Loopers who get themselves to New York's Long Island can make a lot more. I spoke with a 15-year caddie veteran who splits his time between Florida and a top club in the Hamptons. This year he's on track to pocket $60,000 in cash -- $18,800 of it in July and August. "The 'A-team' caddies, as we call them, can bring in $300 to $400 a loop," he says. "There's so much money here it's ridiculous."

No matter where you ply the trade, the key seems to be grabbing as much work as you can -- because there will be periods with little or no income. "I've had stretches where I worked 40 consecutive days," says Ray Grehofsky, who caddies at a top-ranked southeastern resort for three quarters of the year and Diamond Creek during the summer. "When the fish are biting, you stay at the water." (He has extra incentives to keep busy: a wife and four children.)

Like a lot of resorts these days, his employs an outside vendor -- Florida-based Caddie-master, in this case -- to manage its program. Caddiemaster collects a percentage of each fee, which is unpopular with some caddies, of course. What loopers get from Caddiemaster in return varies from course to course, but it includes more regular work schedules, stipends for weeks when they're not busy and access to group health insurance. "We help create a stable, positive work environment for caddies," says Mike Granuzzo, founder of Caddie-master. Their benefits are "not over the moon," he concedes, "but we try to do more and more for them each year."

For the ultimate in unstable work environments, consider the life of a tour caddie. Not only are you hopping from town to town each week, "there's no job security out here at all," says one PGA Tour looper who has been at it for three years. "A lot of guys get let go after five weeks or less."

Most tour players base caddie salaries on winnings. This caddie, who is 30, made $700 a week plus 5 percent of his player's earnings when they were on the Nationwide Tour. He got 7 percent for top-10 finishes and 10 percent if his player won. Now on the PGA Tour, the caddie earns $1,200 a week and gets the same bonuses, only on much larger purses. He figures he banked about $30,000 last year, after expenses. "It's a job, and it's hard work, but it's interesting," he says.

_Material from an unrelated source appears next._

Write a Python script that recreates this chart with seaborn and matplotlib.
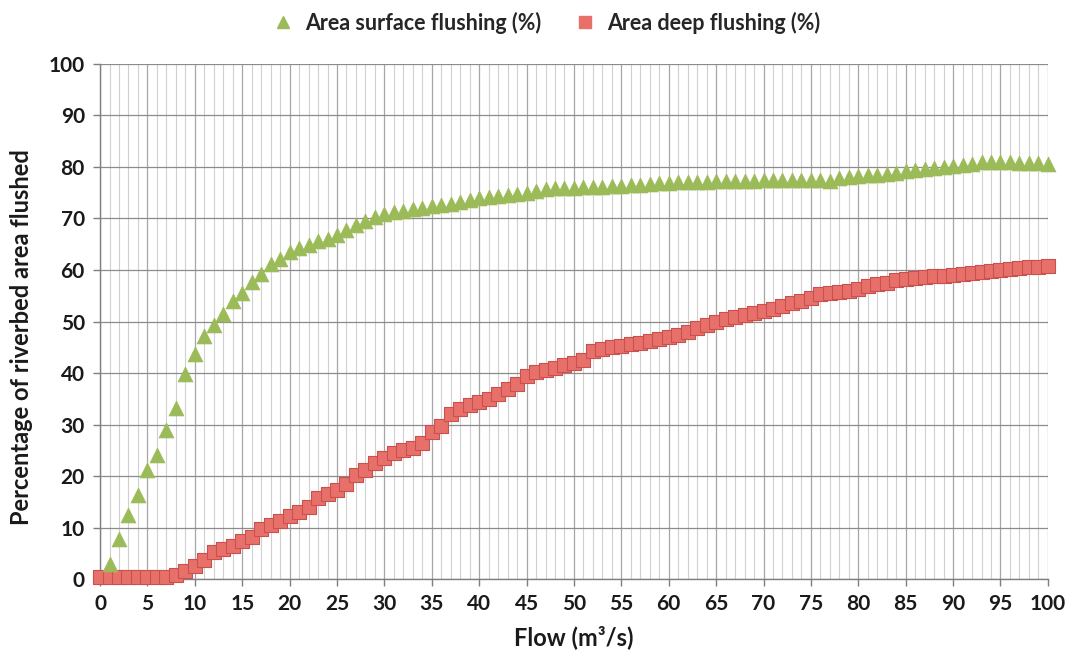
import numpy as np
import pandas as pd
import matplotlib
matplotlib.use("Agg")
import matplotlib.pyplot as plt
from matplotlib.ticker import MultipleLocator
from matplotlib.lines import Line2D
import seaborn as sns

flow = list(range(0, 101))

surface = [
    None, 3.0, 7.8, 12.5, 16.4, 21.2, 24.0, 28.9, 33.3, 39.8,
    43.6, 47.2, 49.3, 51.5, 54.0, 55.5, 57.6, 59.2, 61.2, 62.1,
    63.4, 64.2, 64.9, 65.6, 66.1, 66.8, 67.8, 68.8, 69.5, 70.3,
    70.8, 71.2, 71.5, 71.8, 72.1, 72.4, 72.6, 72.8, 73.2, 73.6,
    73.9, 74.2, 74.4, 74.6, 74.8, 75.0, 75.3, 75.8, 75.9, 76.0,
    76.0, 76.1, 76.2, 76.2, 76.3, 76.4, 76.5, 76.6, 76.7, 76.8,
    76.9, 77.0, 77.0, 77.1, 77.1, 77.2, 77.2, 77.3, 77.3, 77.3,
    77.4, 77.4, 77.5, 77.5, 77.5, 77.5, 77.4, 77.3, 77.8, 78.0,
    78.2, 78.4, 78.5, 78.6, 78.8, 79.2, 79.4, 79.6, 79.8, 80.0,
    80.2, 80.4, 80.5, 81.0, 81.0, 81.0, 80.9, 80.8, 80.8, 80.7,
    80.6,
]

deep = [
    0.3, 0.3, 0.3, 0.3, 0.3, 0.3, 0.3, 0.3, 0.8, 1.6,
    2.6, 3.6, 5.2, 5.8, 6.5, 7.4, 8.1, 9.8, 10.4, 11.2,
    12.2, 13.0, 14.0, 15.8, 16.5, 17.3, 18.5, 20.2, 21.2, 22.5,
    23.5, 24.5, 25.0, 25.5, 26.5, 28.5, 29.8, 32.0, 33.0, 33.8,
    34.3, 35.0, 36.0, 36.8, 37.8, 39.5, 40.2, 40.6, 41.0, 41.5,
    42.0, 42.6, 44.2, 44.6, 45.0, 45.3, 45.6, 45.9, 46.2, 46.6,
    46.9, 47.3, 48.0, 48.7, 49.4, 50.0, 50.5, 50.9, 51.3, 51.7,
    52.0, 52.5, 53.0, 53.6, 54.0, 54.5, 55.3, 55.5, 55.7, 56.0,
    56.4, 56.8, 57.2, 57.5, 58.0, 58.3, 58.5, 58.6, 58.8, 58.9,
    59.1, 59.3, 59.5, 59.7, 59.9, 60.0, 60.2, 60.3, 60.5, 60.6,
    60.7,
]

series_names = ["Area surface flushing (%)", "Area deep flushing (%)"]
x_ticks = list(range(0, 101, 5))
y_ticks = list(range(0, 101, 10))

sns.set_theme(style="white")
plt.rcParams["font.family"] = ["Lato", "DejaVu Sans"]
plt.rcParams["font.weight"] = "bold"

fig = plt.figure(figsize=(10.71, 6.57), dpi=100)
ax = fig.add_axes([0.0934, 0.1187, 0.885, 0.7839])

green = "#9BBB59"
red_face = "#E8706A"
red_edge = "#C9504C"

df_s = pd.DataFrame({"flow": flow, "value": pd.to_numeric(pd.Series(surface), errors="coerce")})
df_d = pd.DataFrame({"flow": flow, "value": deep})

sns.scatterplot(data=df_d, x="flow", y="value", marker="s", s=88,
                color=red_face, edgecolor=red_edge, linewidth=0.8,
                ax=ax, clip_on=False, zorder=4)
sns.scatterplot(data=df_s, x="flow", y="value", marker="^", s=115,
                color=green, edgecolor=green, linewidth=0.5,
                ax=ax, clip_on=False, zorder=5)

ax.set_xlim(0, 100)
ax.set_ylim(0, 100)
ax.set_xticks(x_ticks)
ax.set_yticks(y_ticks)
ax.xaxis.set_minor_locator(MultipleLocator(1))

ax.grid(True, which="major", axis="y", color="#8c8c8c", linewidth=0.9)
ax.grid(True, which="major", axis="x", color="#a6a6a6", linewidth=0.9)
ax.grid(True, which="minor", axis="x", color="#d0d0d0", linewidth=0.8)
ax.set_axisbelow(True)

for side in ["top", "right"]:
    ax.spines[side].set_visible(False)
for side in ["left", "bottom"]:
    ax.spines[side].set_color("#7f7f7f")
    ax.spines[side].set_linewidth(1.0)

ax.tick_params(axis="both", which="major", length=5, width=1.0,
               color="#7f7f7f", direction="out", labelsize=15,
               bottom=True, left=True, pad=6)
ax.tick_params(axis="x", which="minor", length=0)
for lab in ax.get_xticklabels() + ax.get_yticklabels():
    lab.set_fontweight("bold")
    lab.set_color("#1a1a1a")

ax.set_xlabel("Flow (m\u00b3/s)", fontsize=17, fontweight="bold",
              color="#1a1a1a", labelpad=8)
ax.set_ylabel("Percentage of riverbed area flushed", fontsize=17,
              fontweight="bold", color="#1a1a1a", labelpad=10)
ax.yaxis.set_label_coords(-0.071, 0.47)

handles = [
    Line2D([], [], linestyle="none", marker="^", markersize=9,
           markerfacecolor=green, markeredgecolor=green),
    Line2D([], [], linestyle="none", marker="s", markersize=9,
           markerfacecolor=red_face, markeredgecolor=red_face),
]
fig.legend(handles, series_names, loc="center", bbox_to_anchor=(0.505, 0.965),
           ncol=2, frameon=False, handletextpad=0.05,
           columnspacing=1.0, prop={"weight": "bold", "size": 15.5})

fig.savefig("out.png", dpi=100, facecolor="white")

Caddieing does take its toll on the body, which is partly why, after nearly five years of caddie work, Matt Gallant hopes to find a teaching job, or even play professionally, next year. That and the fact that he's ready for a change. "Being outside and meeting all these interesting people and helping them get a little more from their rounds has been unbelievable," he says, "but I enjoy teaching more." He adds: "I guess I have to grow up at some point."

WHICH'D YOU RATHER?

Many courses nowadays make you take a forecaddie like Matt Gallant instead of a more traditional caddie carrying one or two bags. I assumed carrying was harder work and probably deserving of more pay, but caddies generally make about the same money either way. Among caddies who've done both, there's some debate over which is "easier." The main challenge for a forecaddie is the pace: One person attending to an entire foursome's needs really has to move. And it's not as if it's gentle on your body. As Gallant says: "All that running wears on your knees, and with all that jumping on and off the back of the cart, guys get hurt."